* DESCRIPTION OF THE TASK
Write the data out again exactly, with no pictures.

* DATASET EXTRACT
##############################
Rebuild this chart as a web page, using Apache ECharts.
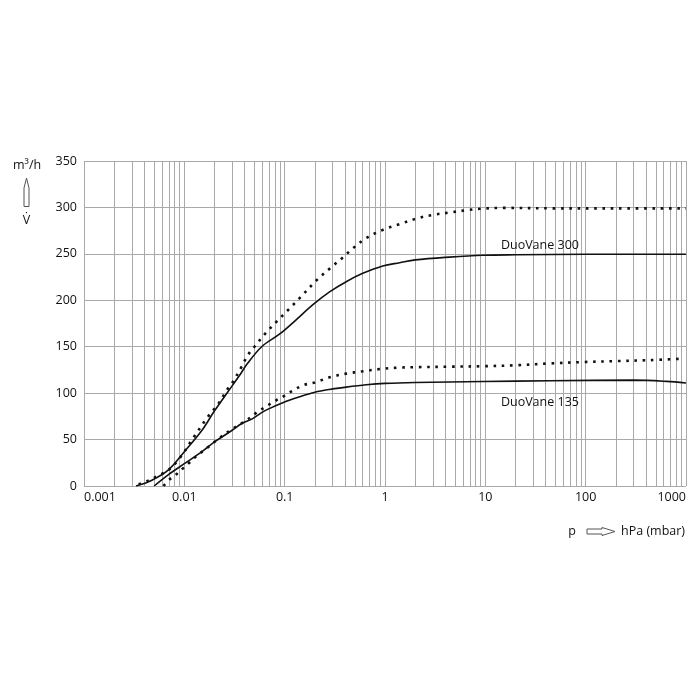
<!DOCTYPE html>
<html><head><meta charset="utf-8">
<script src="https://cdn.jsdelivr.net/npm/echarts@6/dist/echarts.min.js"></script>
<style>html,body{margin:0;padding:0;background:#fff}#c{width:700px;height:700px}</style>
</head><body><div id="c"></div>
<script>
// x: pressure p in hPa (log scale), y: pumping speed in m³/h
const xTickLabels = ['0.001', '0.01', '0.1', '1', '10', '100', '1000'];
const xDecades = [-3, -2, -1, 0, 1, 2];
const yMin = 0, yMax = 350, yStep = 50;

const duo300Solid = [
  [0.0033, 0], [0.0047, 6], [0.0069, 17], [0.01, 37], [0.015, 60], [0.02, 81],
  [0.027, 101], [0.036, 120], [0.042, 131], [0.059, 150], [0.09, 164], [0.13, 179],
  [0.19, 195], [0.28, 209], [0.41, 220], [0.6, 229], [0.95, 237], [1.4, 240.5],
  [2, 243.5], [4.4, 246.5], [9.5, 248.5], [20, 249], [100, 249.5], [1000, 249.5]
];
const duo300Dotted = [
  [0.0035, 2], [0.0042, 5], [0.0057, 12], [0.0069, 17], [0.009, 30], [0.0123, 52],
  [0.0173, 75], [0.022, 89], [0.0264, 103], [0.03, 111], [0.037, 128], [0.043, 141],
  [0.05, 150], [0.064, 164], [0.083, 177], [0.108, 189.5], [0.14, 202], [0.21, 222],
  [0.28, 234], [0.37, 245], [0.48, 256], [0.65, 267], [0.96, 276], [1.4, 282],
  [2.06, 288], [3, 292], [4.4, 294.5], [6.5, 297], [8.8, 298.5], [15, 299.5],
  [50, 299], [200, 299], [1000, 299]
];
const duo135Solid = [
  [0.005, 0], [0.0069, 12], [0.01, 24], [0.015, 37], [0.02, 47.5], [0.03, 60],
  [0.037, 67], [0.047, 72], [0.057, 78], [0.066, 82], [0.097, 90], [0.14, 96],
  [0.2, 101], [0.28, 104], [0.41, 106.5], [0.65, 109], [1, 110.5], [2, 111.5],
  [9.5, 112.5], [44, 113.3], [300, 114], [640, 112.7], [1000, 111]
];
const duo135Dotted = [
  [0.0062, 0], [0.0072, 7.5], [0.0084, 13], [0.0098, 19.5], [0.0112, 25], [0.0128, 31],
  [0.0173, 42], [0.0226, 52], [0.0307, 62], [0.042, 71], [0.0525, 79], [0.066, 86],
  [0.083, 92.5], [0.099, 97], [0.113, 101], [0.153, 108.5], [0.2, 111.5], [0.28, 117],
  [0.41, 121], [0.6, 123.5], [0.9, 126], [1.35, 127.5], [2.06, 128], [4.4, 128.5],
  [9.5, 129], [20, 130], [44, 132], [94, 133.5], [200, 134.5], [430, 135.5], [900, 137]
];
const curveNames = ['DuoVane 300', 'DuoVane 135'];
const curveLabelPos = [[35, 259], [35, 90]];

const FONT = 'Open Sans';
const FS = 12.5;
const TXT = '#111';
const toLog = arr => arr.map(d => [Math.log10(d[0]), d[1]]);

// gridline positions: 1..9 in each decade, plus top of the last decade
const gridVals = [];
xDecades.forEach(d => { for (let k = 1; k <= 9; k++) gridVals.push(d + Math.log10(k)); });
gridVals.push(xDecades[xDecades.length - 1] + 1);

const solidStyle = { color: '#111', width: 1.6 };
const dotStyle = { color: '#111', width: 2.6, type: [2.6, 5.7], cap: 'butt' };

function lineSeries(data, style, labelIdx) {
  const s = {
    type: 'line', data: toLog(data), showSymbol: false, symbol: 'none',
    smooth: 0.35, lineStyle: style, silent: true, z: 3
  };
  if (labelIdx !== undefined) {
    s.markPoint = {
      symbol: 'circle', symbolSize: 0, silent: true,
      data: [{
        coord: [Math.log10(curveLabelPos[labelIdx][0]), curveLabelPos[labelIdx][1]],
        label: { show: true, position: 'inside', formatter: curveNames[labelIdx],
          fontFamily: FONT, fontSize: FS, color: TXT }
      }]
    };
  }
  return s;
}

const chart = echarts.init(document.getElementById('c'), null, { renderer: 'canvas' });
chart.setOption({
  animation: false,
  backgroundColor: '#fff',
  grid: { left: 84, right: 14, top: 161, bottom: 214, containLabel: false },
  xAxis: {
    type: 'value', min: -3, max: 3, interval: 1,
    axisLine: { show: false },
    axisTick: { show: false, customValues: gridVals },
    splitLine: { show: true, lineStyle: { color: '#aaaaaa', width: 1 } },
    axisLabel: {
      fontFamily: FONT, fontSize: FS, color: TXT, margin: 5,
      alignMinLabel: 'left', alignMaxLabel: 'right',
      formatter: v => xTickLabels[Math.round(v) + 3]
    }
  },
  yAxis: {
    type: 'value', min: yMin, max: yMax, interval: yStep,
    axisLine: { show: false }, axisTick: { show: false },
    splitLine: { show: true, lineStyle: { color: '#aaaaaa', width: 1 } },
    axisLabel: { fontFamily: FONT, fontSize: FS, color: TXT, margin: 7 }
  },
  series: [
    lineSeries(duo300Dotted, dotStyle),
    lineSeries(duo300Solid, solidStyle, 0),
    lineSeries(duo135Dotted, dotStyle),
    lineSeries(duo135Solid, solidStyle, 1)
  ],
  graphic: [
    { type: 'text', left: 13, top: 159, style: { text: 'm³/h', font: FS + 'px "Open Sans"', fill: TXT } },
    { type: 'polygon', shape: { points: [[26.5, 178], [29, 188], [29, 206.5], [24, 206.5], [24, 188]] },
      style: { fill: '#fff', stroke: '#555', lineWidth: 1 } },
    { type: 'text', x: 26.5, y: 220, style: { text: 'V̇', font: FS + 'px "Open Sans"', fill: TXT, align: 'center', verticalAlign: 'middle' } },
    { type: 'text', x: 572, y: 531, style: { text: 'p', font: FS + 'px "Open Sans"', fill: TXT, align: 'center', verticalAlign: 'middle' } },
    { type: 'polygon', shape: { points: [[587, 529], [602, 529], [602, 527.5], [615, 531.5], [602, 535.5], [602, 534], [587, 534]] },
      style: { fill: '#fff', stroke: '#555', lineWidth: 1 } },
    { type: 'text', x: 621, y: 531, style: { text: 'hPa (mbar)', font: FS + 'px "Open Sans"', fill: TXT, align: 'left', verticalAlign: 'middle' } }
  ]
});
</script>
</body></html>
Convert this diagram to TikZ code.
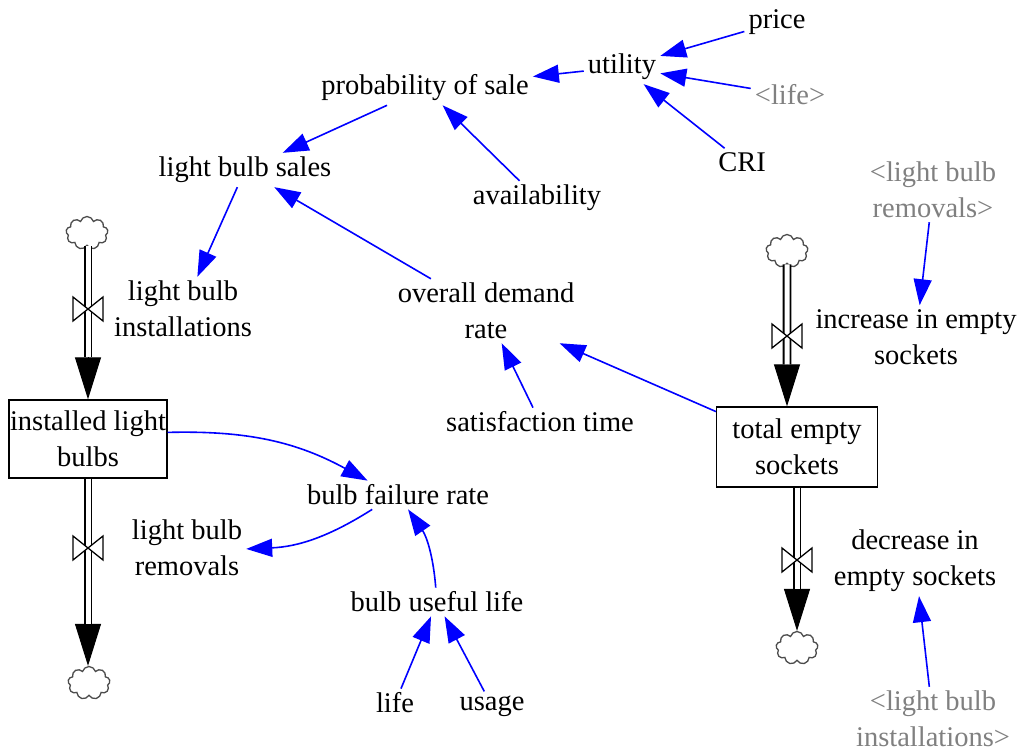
##############################
* TASK SOLUTION
Rebuild this chart as a web page, using Apache ECharts.
<!DOCTYPE html>
<html><head><meta charset="utf-8">
<script src="https://cdn.jsdelivr.net/npm/echarts@6/dist/echarts.min.js"></script>
<style>html,body{margin:0;padding:0;background:#fff}#c{width:700px;height:700px}</style>
</head><body><div id="c"></div>
<script>
// x: pressure p in hPa (log scale), y: pumping speed in m³/h
const xTickLabels = ['0.001', '0.01', '0.1', '1', '10', '100', '1000'];
const xDecades = [-3, -2, -1, 0, 1, 2];
const yMin = 0, yMax = 350, yStep = 50;

const duo300Solid = [
  [0.0033, 0], [0.0047, 6], [0.0069, 17], [0.01, 37], [0.015, 60], [0.02, 81],
  [0.027, 101], [0.036, 120], [0.042, 131], [0.059, 150], [0.09, 164], [0.13, 179],
  [0.19, 195], [0.28, 209], [0.41, 220], [0.6, 229], [0.95, 237], [1.4, 240.5],
  [2, 243.5], [4.4, 246.5], [9.5, 248.5], [20, 249], [100, 249.5], [1000, 249.5]
];
const duo300Dotted = [
  [0.0035, 2], [0.0042, 5], [0.0057, 12], [0.0069, 17], [0.009, 30], [0.0123, 52],
  [0.0173, 75], [0.022, 89], [0.0264, 103], [0.03, 111], [0.037, 128], [0.043, 141],
  [0.05, 150], [0.064, 164], [0.083, 177], [0.108, 189.5], [0.14, 202], [0.21, 222],
  [0.28, 234], [0.37, 245], [0.48, 256], [0.65, 267], [0.96, 276], [1.4, 282],
  [2.06, 288], [3, 292], [4.4, 294.5], [6.5, 297], [8.8, 298.5], [15, 299.5],
  [50, 299], [200, 299], [1000, 299]
];
const duo135Solid = [
  [0.005, 0], [0.0069, 12], [0.01, 24], [0.015, 37], [0.02, 47.5], [0.03, 60],
  [0.037, 67], [0.047, 72], [0.057, 78], [0.066, 82], [0.097, 90], [0.14, 96],
  [0.2, 101], [0.28, 104], [0.41, 106.5], [0.65, 109], [1, 110.5], [2, 111.5],
  [9.5, 112.5], [44, 113.3], [300, 114], [640, 112.7], [1000, 111]
];
const duo135Dotted = [
  [0.0062, 0], [0.0072, 7.5], [0.0084, 13], [0.0098, 19.5], [0.0112, 25], [0.0128, 31],
  [0.0173, 42], [0.0226, 52], [0.0307, 62], [0.042, 71], [0.0525, 79], [0.066, 86],
  [0.083, 92.5], [0.099, 97], [0.113, 101], [0.153, 108.5], [0.2, 111.5], [0.28, 117],
  [0.41, 121], [0.6, 123.5], [0.9, 126], [1.35, 127.5], [2.06, 128], [4.4, 128.5],
  [9.5, 129], [20, 130], [44, 132], [94, 133.5], [200, 134.5], [430, 135.5], [900, 137]
];
const curveNames = ['DuoVane 300', 'DuoVane 135'];
const curveLabelPos = [[35, 259], [35, 90]];

const FONT = 'Open Sans';
const FS = 12.5;
const TXT = '#111';
const toLog = arr => arr.map(d => [Math.log10(d[0]), d[1]]);

// gridline positions: 1..9 in each decade, plus top of the last decade
const gridVals = [];
xDecades.forEach(d => { for (let k = 1; k <= 9; k++) gridVals.push(d + Math.log10(k)); });
gridVals.push(xDecades[xDecades.length - 1] + 1);

const solidStyle = { color: '#111', width: 1.6 };
const dotStyle = { color: '#111', width: 2.6, type: [2.6, 5.7], cap: 'butt' };

function lineSeries(data, style, labelIdx) {
  const s = {
    type: 'line', data: toLog(data), showSymbol: false, symbol: 'none',
    smooth: 0.35, lineStyle: style, silent: true, z: 3
  };
  if (labelIdx !== undefined) {
    s.markPoint = {
      symbol: 'circle', symbolSize: 0, silent: true,
      data: [{
        coord: [Math.log10(curveLabelPos[labelIdx][0]), curveLabelPos[labelIdx][1]],
        label: { show: true, position: 'inside', formatter: curveNames[labelIdx],
          fontFamily: FONT, fontSize: FS, color: TXT }
      }]
    };
  }
  return s;
}

const chart = echarts.init(document.getElementById('c'), null, { renderer: 'canvas' });
chart.setOption({
  animation: false,
  backgroundColor: '#fff',
  grid: { left: 84, right: 14, top: 161, bottom: 214, containLabel: false },
  xAxis: {
    type: 'value', min: -3, max: 3, interval: 1,
    axisLine: { show: false },
    axisTick: { show: false, customValues: gridVals },
    splitLine: { show: true, lineStyle: { color: '#aaaaaa', width: 1 } },
    axisLabel: {
      fontFamily: FONT, fontSize: FS, color: TXT, margin: 5,
      alignMinLabel: 'left', alignMaxLabel: 'right',
      formatter: v => xTickLabels[Math.round(v) + 3]
    }
  },
  yAxis: {
    type: 'value', min: yMin, max: yMax, interval: yStep,
    axisLine: { show: false }, axisTick: { show: false },
    splitLine: { show: true, lineStyle: { color: '#aaaaaa', width: 1 } },
    axisLabel: { fontFamily: FONT, fontSize: FS, color: TXT, margin: 7 }
  },
  series: [
    lineSeries(duo300Dotted, dotStyle),
    lineSeries(duo300Solid, solidStyle, 0),
    lineSeries(duo135Dotted, dotStyle),
    lineSeries(duo135Solid, solidStyle, 1)
  ],
  graphic: [
    { type: 'text', left: 13, top: 159, style: { text: 'm³/h', font: FS + 'px "Open Sans"', fill: TXT } },
    { type: 'polygon', shape: { points: [[26.5, 178], [29, 188], [29, 206.5], [24, 206.5], [24, 188]] },
      style: { fill: '#fff', stroke: '#555', lineWidth: 1 } },
    { type: 'text', x: 26.5, y: 220, style: { text: 'V̇', font: FS + 'px "Open Sans"', fill: TXT, align: 'center', verticalAlign: 'middle' } },
    { type: 'text', x: 572, y: 531, style: { text: 'p', font: FS + 'px "Open Sans"', fill: TXT, align: 'center', verticalAlign: 'middle' } },
    { type: 'polygon', shape: { points: [[587, 529], [602, 529], [602, 527.5], [615, 531.5], [602, 535.5], [602, 534], [587, 534]] },
      style: { fill: '#fff', stroke: '#555', lineWidth: 1 } },
    { type: 'text', x: 621, y: 531, style: { text: 'hPa (mbar)', font: FS + 'px "Open Sans"', fill: TXT, align: 'left', verticalAlign: 'middle' } }
  ]
});
</script>
</body></html>
Convert this diagram to TikZ code.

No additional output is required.